Step 2: Check Dimensions
Before multiplying matrices, verify the dimensions work. Before adding, confirm they're identical. This catches mistakes before they waste your time.
Step 3: Choose Your Method
For systems: Gaussian elimination is almost always the right call. For determinants of 3×3 or larger: use row reduction to simplify first.
Step 4: Show Your Work
Write each step. Matrix operations are easy to mess up in your head. Paper trail lets you spot errors and earns partial credit.
Step 5: Verify When Possible
If you find an inverse, multiply it by the original matrix. You should get the identity. If solving AX = B, plug your solution back in.
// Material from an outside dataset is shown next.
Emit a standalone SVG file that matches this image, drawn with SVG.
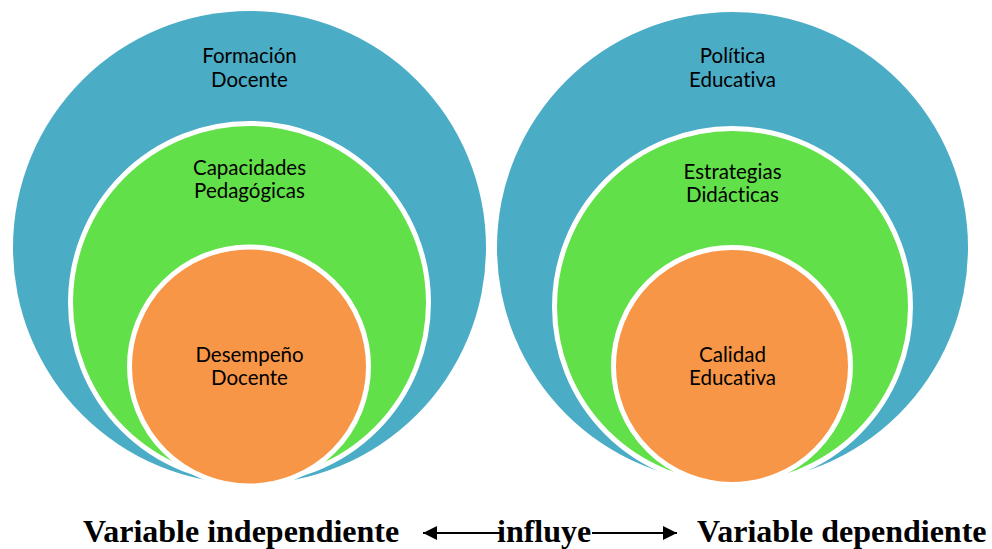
<svg xmlns="http://www.w3.org/2000/svg" width="992" height="549" viewBox="0 0 992 549">
<defs>
<style>
.outer{fill:#4BACC6}
.mid{fill:#62E049;stroke:#fff;stroke-width:5}
.inner{fill:#F79646;stroke:#fff;stroke-width:5}
.lbl{font-family:Lato,"Liberation Sans",sans-serif;font-size:20.5px;fill:#000;text-anchor:middle;font-variant-ligatures:none}
.bot{font-family:"Liberation Serif","Times New Roman",serif;font-weight:bold;font-size:32px;fill:#000}
.arr{stroke:#000;stroke-width:2;fill:none}
</style>
<marker id="ah" viewBox="0 0 10 10" refX="10" refY="5" markerWidth="15" markerHeight="14" markerUnits="userSpaceOnUse" orient="auto-start-reverse">
<path d="M0,0 L10,5 L0,10 z" fill="#000"/>
</marker>
</defs>
<rect width="992" height="549" fill="#fff"/>
<g id="formacion-docente">
<circle class="outer" cx="249.5" cy="247.5" r="236.5"/>
<text class="lbl" x="249.5" y="63">Formación</text>
<text class="lbl" x="249.5" y="87">Docente</text>
</g>
<g id="capacidades-pedagogicas">
<circle class="mid" cx="249.5" cy="302.5" r="179"/>
<text class="lbl" x="249.5" y="175">Capacidades</text>
<text class="lbl" x="249.5" y="198">Pedagógicas</text>
</g>
<g id="desempeno-docente">
<circle class="inner" cx="249" cy="366.5" r="119.5"/>
<text class="lbl" x="249.5" y="362">Desempeño</text>
<text class="lbl" x="249.5" y="385">Docente</text>
</g>
<g id="politica-educativa">
<circle class="outer" cx="732.5" cy="247.5" r="235.5"/>
<text class="lbl" x="732.5" y="63">Política</text>
<text class="lbl" x="732.5" y="87">Educativa</text>
</g>
<g id="estrategias-didacticas">
<circle class="mid" cx="732.5" cy="306.5" r="178"/>
<text class="lbl" x="732.5" y="179">Estrategias</text>
<text class="lbl" x="732.5" y="202">Didácticas</text>
</g>
<g id="calidad-educativa">
<circle class="inner" cx="732" cy="366" r="118.5"/>
<text class="lbl" x="732.5" y="362">Calidad</text>
<text class="lbl" x="732.5" y="385">Educativa</text>
</g>
<g id="variable-independiente">
<text class="bot" x="83" y="542">Variable independiente</text>
</g>
<g id="variable-dependiente">
<text class="bot" x="697" y="542">Variable dependiente</text>
</g>
<g id="connectors">
<line class="arr" x1="503" y1="533" x2="423" y2="533" marker-end="url(#ah)"/>
<line class="arr" x1="592" y1="533" x2="677" y2="533" marker-end="url(#ah)"/>
<text class="bot" x="497" y="542">influye</text>
</g>
</svg>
Common Mistakes That Cost Points
- Multiplying matrices in the wrong order — AB ≠ BA in most cases
- Forgetting to negate off-diagonal elements when finding a 2×2 inverse
- Not checking if a matrix is invertible before trying to find its inverse
- Misaligning rows and columns during multiplication
- Arithmetic errors in determinant calculations
When to Use Technology
For 4×4 matrices and larger, or when the numbers are ugly, use a calculator or software. But understand the process first. Exams test your understanding, not your ability to punch buttons.
Matrix problems follow rules. Those rules don't change. Practice the operations until they're automatic, and you'll handle whatever your exam throws at you.